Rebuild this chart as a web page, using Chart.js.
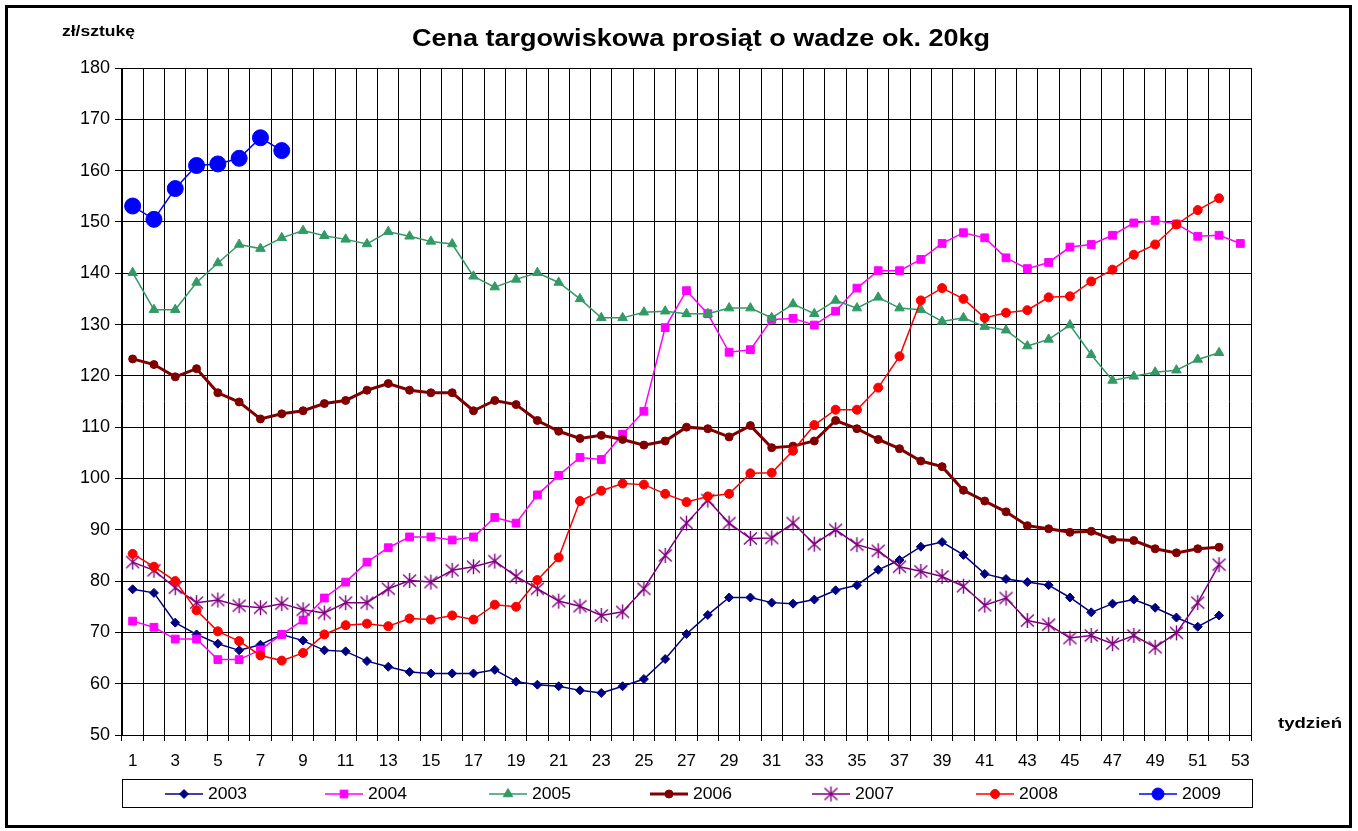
<!DOCTYPE html>
<html>
<head>
<meta charset="utf-8">
<title>Cena targowiskowa prosiąt</title>
<script src="https://cdn.jsdelivr.net/npm/chart.js@4/dist/chart.umd.min.js"></script>
<style>
  html, body { margin: 0; padding: 0; background: #fff; }
  canvas { display: block; }
</style>
</head>
<body>
<canvas id="pigChart" width="1358" height="831"></canvas>
<script>
const FONT = '"Liberation Sans", Arial, sans-serif';

const weeks = ['1', '2', '3', '4', '5', '6', '7', '8', '9', '10', '11', '12', '13', '14', '15', '16', '17', '18',
  '19', '20', '21', '22', '23', '24', '25', '26', '27', '28', '29', '30', '31', '32', '33', '34', '35', '36',
  '37', '38', '39', '40', '41', '42', '43', '44', '45', '46', '47', '48', '49', '50', '51', '52', '53'];

const years = ['2003', '2004', '2005', '2006', '2007', '2008', '2009'];

const price2003 = [78.4, 77.7, 71.9, 69.6, 67.8, 66.5, 67.6, 69.6, 68.4, 66.5, 66.3, 64.4, 63.3, 62.3,
  62.0, 62.0, 62.0, 62.7, 60.4, 59.8, 59.5, 58.7, 58.2, 59.5, 60.9, 64.8, 69.7,
  73.4, 76.8, 76.8, 75.8, 75.6, 76.4, 78.2, 79.2, 82.2, 84.1, 86.7, 87.6, 85.1, 81.4,
  80.4, 79.8, 79.2, 76.8, 73.9, 75.6, 76.4, 74.8, 72.9, 71.1, 73.3];

const price2004 = [72.2, 71.0, 68.7, 68.7, 64.7, 64.7, 66.6, 69.6, 72.4, 76.7, 79.8, 83.7, 86.5, 88.6,
  88.6, 88.0, 88.6, 92.4, 91.3, 96.8, 100.6, 104.1, 103.7, 108.6, 113.1, 129.4, 136.6,
  132.1, 124.6, 125.1, 131.0, 131.2, 129.9, 132.6, 137.1, 140.5, 140.5, 142.7, 145.8, 147.9, 146.9,
  143.0, 140.9, 142.1, 145.1, 145.6, 147.4, 149.8, 150.3, 149.6, 147.2, 147.4, 145.8];

const price2005 = [140.1, 132.9, 132.9, 138.2, 142.0, 145.6, 144.8, 146.9, 148.3, 147.3, 146.6, 145.7, 148.1, 147.2,
  146.2, 145.7, 139.4, 137.3, 138.8, 140.1, 138.2, 135.0, 131.3, 131.3, 132.4, 132.6, 132.1,
  132.1, 133.2, 133.2, 131.3, 134.0, 132.1, 134.7, 133.2, 135.3, 133.2, 132.9, 130.6, 131.3, 129.6,
  128.9, 125.8, 127.1, 129.9, 124.1, 119.1, 119.9, 120.7, 121.1, 123.2, 124.5];

const price2006 = [123.3, 122.2, 119.8, 121.4, 116.7, 114.9, 111.6, 112.6, 113.2, 114.6, 115.2, 117.2, 118.5, 117.2,
  116.7, 116.7, 113.2, 115.2, 114.4, 111.3, 109.2, 107.8, 108.4, 107.6, 106.5, 107.3, 110.0,
  109.7, 108.1, 110.3, 106.0, 106.3, 107.3, 111.3, 109.7, 107.6, 105.8, 103.4, 102.3, 97.7, 95.6,
  93.5, 90.8, 90.2, 89.5, 89.7, 88.1, 87.9, 86.3, 85.5, 86.3, 86.6];

const price2007 = [83.7, 82.1, 78.7, 75.8, 76.3, 75.2, 74.8, 75.6, 74.4, 73.8, 75.8, 75.8, 78.5, 80.1,
  79.8, 82.1, 82.8, 83.9, 80.9, 78.5, 76.1, 75.1, 73.3, 74.0, 78.5, 85.0, 91.3,
  95.8, 91.3, 88.3, 88.4, 91.3, 87.2, 90.0, 87.1, 85.9, 82.8, 81.9, 80.9, 79.0, 75.3,
  76.7, 72.3, 71.5, 68.9, 69.4, 67.8, 69.4, 67.1, 69.9, 75.8, 83.2];

const price2008 = [85.3, 82.8, 80.0, 74.3, 70.2, 68.3, 65.5, 64.5, 66.0, 69.6, 71.4, 71.7, 71.2, 72.7,
  72.5, 73.3, 72.5, 75.4, 75.0, 80.2, 84.6, 95.6, 97.6, 99.0, 98.8, 97.0, 95.4,
  96.5, 97.0, 101.0, 101.1, 105.4, 110.4, 113.4, 113.4, 117.7, 123.8, 134.7, 137.1, 135.0, 131.3,
  132.3, 132.8, 135.3, 135.5, 138.4, 140.7, 143.6, 145.6, 149.5, 152.3, 154.6];

const price2009 = [153.1, 150.5, 156.5, 161.0, 161.3, 162.4, 166.4, 163.9];

// Excel-style asterisk marker (x + vertical stroke)
function makeAsterisk(color) {
  const c = document.createElement('canvas');
  c.width = 17;
  c.height = 17;
  const g = c.getContext('2d');
  g.strokeStyle = color;
  g.lineWidth = 1.4;
  g.beginPath();
  g.moveTo(8.5, 1); g.lineTo(8.5, 16);
  g.moveTo(2, 2.5); g.lineTo(15, 14.5);
  g.moveTo(15, 2.5); g.lineTo(2, 14.5);
  g.stroke();
  return c;
}

const series = [
  { label: years[0], data: price2003, color: '#000080', style: 'rectRot', radius: 4.5, width: 1.5 },
  { label: years[1], data: price2004, color: '#FF00FF', style: 'rect', radius: 5.5, width: 1.5 },
  { label: years[2], data: price2005, color: '#339966', style: 'triangle', radius: 5.5, width: 1.5 },
  { label: years[3], data: price2006, color: '#800000', style: 'circle', radius: 4, width: 3 },
  { label: years[4], data: price2007, color: '#800080', style: makeAsterisk('#800080'), radius: 8, width: 1.5 },
  { label: years[5], data: price2008, color: '#FF0000', style: 'circle', radius: 4.5, width: 1.5 },
  { label: years[6], data: price2009, color: '#0000FF', style: 'circle', radius: 8, width: 1.5 },
];

const datasets = series.map((s, i) => ({
  label: s.label,
  data: s.data,
  borderColor: s.color,
  backgroundColor: s.color,
  borderWidth: s.width,
  pointStyle: s.style,
  pointRadius: s.radius,
  pointBorderWidth: 1,
  pointBackgroundColor: s.color,
  pointBorderColor: s.color,
  tension: 0,
  fill: false,
  order: series.length - i,
}));

// text stretched horizontally to a target width (the original Excel picture is widened)
function wideText(ctx, text, x, y, targetWidth) {
  const w = ctx.measureText(text).width;
  ctx.save();
  ctx.translate(x, y);
  ctx.scale(targetWidth / w, 1);
  ctx.textAlign = 'left';
  ctx.fillText(text, 0, 0);
  ctx.restore();
}

const framePlugin = {
  id: 'frame',
  afterDraw(chart) {
    const ctx = chart.ctx;
    ctx.save();

    // outer border
    ctx.strokeStyle = '#000';
    ctx.lineWidth = 3;
    ctx.strokeRect(6.5, 6.5, 1344, 820);

    // title
    ctx.fillStyle = '#000';
    ctx.textBaseline = 'middle';
    ctx.font = 'bold 24px ' + FONT;
    wideText(ctx, 'Cena targowiskowa prosiąt o wadze ok. 20kg', 412, 39, 578);

    // axis captions
    ctx.font = 'bold 15px ' + FONT;
    wideText(ctx, 'zł/sztukę', 62, 32, 73);
    wideText(ctx, 'tydzień', 1278, 724, 64);

    // legend box
    ctx.strokeStyle = '#000';
    ctx.lineWidth = 1;
    ctx.strokeRect(122.5, 779.5, 1130, 28);

    const legendX = [165, 325, 489, 650, 812, 976, 1139];
    const ly = 794;
    ctx.font = '17px ' + FONT;
    series.forEach((s, i) => {
      const x0 = legendX[i];
      ctx.strokeStyle = s.color;
      ctx.lineWidth = s.width;
      ctx.beginPath();
      ctx.moveTo(x0, ly);
      ctx.lineTo(x0 + 38, ly);
      ctx.stroke();
      ctx.fillStyle = s.color;
      ctx.lineWidth = 1;
      Chart.helpers.drawPoint(ctx, {
        pointStyle: s.style,
        radius: Math.min(s.radius, 6),
        rotation: 0,
        borderWidth: 1,
      }, x0 + 19, ly);
      ctx.fillStyle = '#000';
      wideText(ctx, s.label, x0 + 43, ly, 39);
    });

    ctx.restore();
  },
};

new Chart(document.getElementById('pigChart'), {
  type: 'line',
  data: { labels: weeks, datasets },
  options: {
    responsive: false,
    devicePixelRatio: 1,
    animation: false,
    layout: { padding: { left: 0, right: 107, top: 68, bottom: 0 } },
    plugins: {
      legend: { display: false },
      title: { display: false },
      tooltip: { enabled: false },
    },
    scales: {
      x: {
        offset: true,
        afterFit: (scale) => { scale.height = 96; },
        grid: { offset: true, color: '#000', lineWidth: 1, tickLength: 6, tickColor: '#000' },
        border: { color: '#000', width: 1 },
        ticks: {
          autoSkip: false,
          maxRotation: 0,
          minRotation: 0,
          padding: 10,
          color: '#000',
          font: { family: FONT, size: 17 },
          callback: function (value, index) {
            return index % 2 === 0 ? this.getLabelForValue(value) : '';
          },
        },
      },
      y: {
        min: 50,
        max: 180,
        afterFit: (scale) => { scale.width = 122; },
        grid: { color: '#000', lineWidth: 1, tickLength: 7, tickColor: '#000' },
        border: { color: '#000', width: 1 },
        ticks: {
          stepSize: 10,
          padding: 5,
          color: '#000',
          font: { family: FONT, size: 18 },
        },
      },
    },
  },
  plugins: [framePlugin],
});
</script>
</body>
</html>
=-=-=
◆ PROBLEM TO WORK ON: From the first line above down to the line with "['2003', '2004', '2005', '2006', '2007', '2008', '2009'];", reproduce every line and no others, omitting pictures.

◆ EXERCISE SOLUTION:
Rebuild this chart as a web page, using Chart.js.
<!DOCTYPE html>
<html>
<head>
<meta charset="utf-8">
<title>Cena targowiskowa prosiąt</title>
<script src="https://cdn.jsdelivr.net/npm/chart.js@4/dist/chart.umd.min.js"></script>
<style>
  html, body { margin: 0; padding: 0; background: #fff; }
  canvas { display: block; }
</style>
</head>
<body>
<canvas id="pigChart" width="1358" height="831"></canvas>
<script>
const FONT = '"Liberation Sans", Arial, sans-serif';

const weeks = ['1', '2', '3', '4', '5', '6', '7', '8', '9', '10', '11', '12', '13', '14', '15', '16', '17', '18',
  '19', '20', '21', '22', '23', '24', '25', '26', '27', '28', '29', '30', '31', '32', '33', '34', '35', '36',
  '37', '38', '39', '40', '41', '42', '43', '44', '45', '46', '47', '48', '49', '50', '51', '52', '53'];

const years = ['2003', '2004', '2005', '2006', '2007', '2008', '2009'];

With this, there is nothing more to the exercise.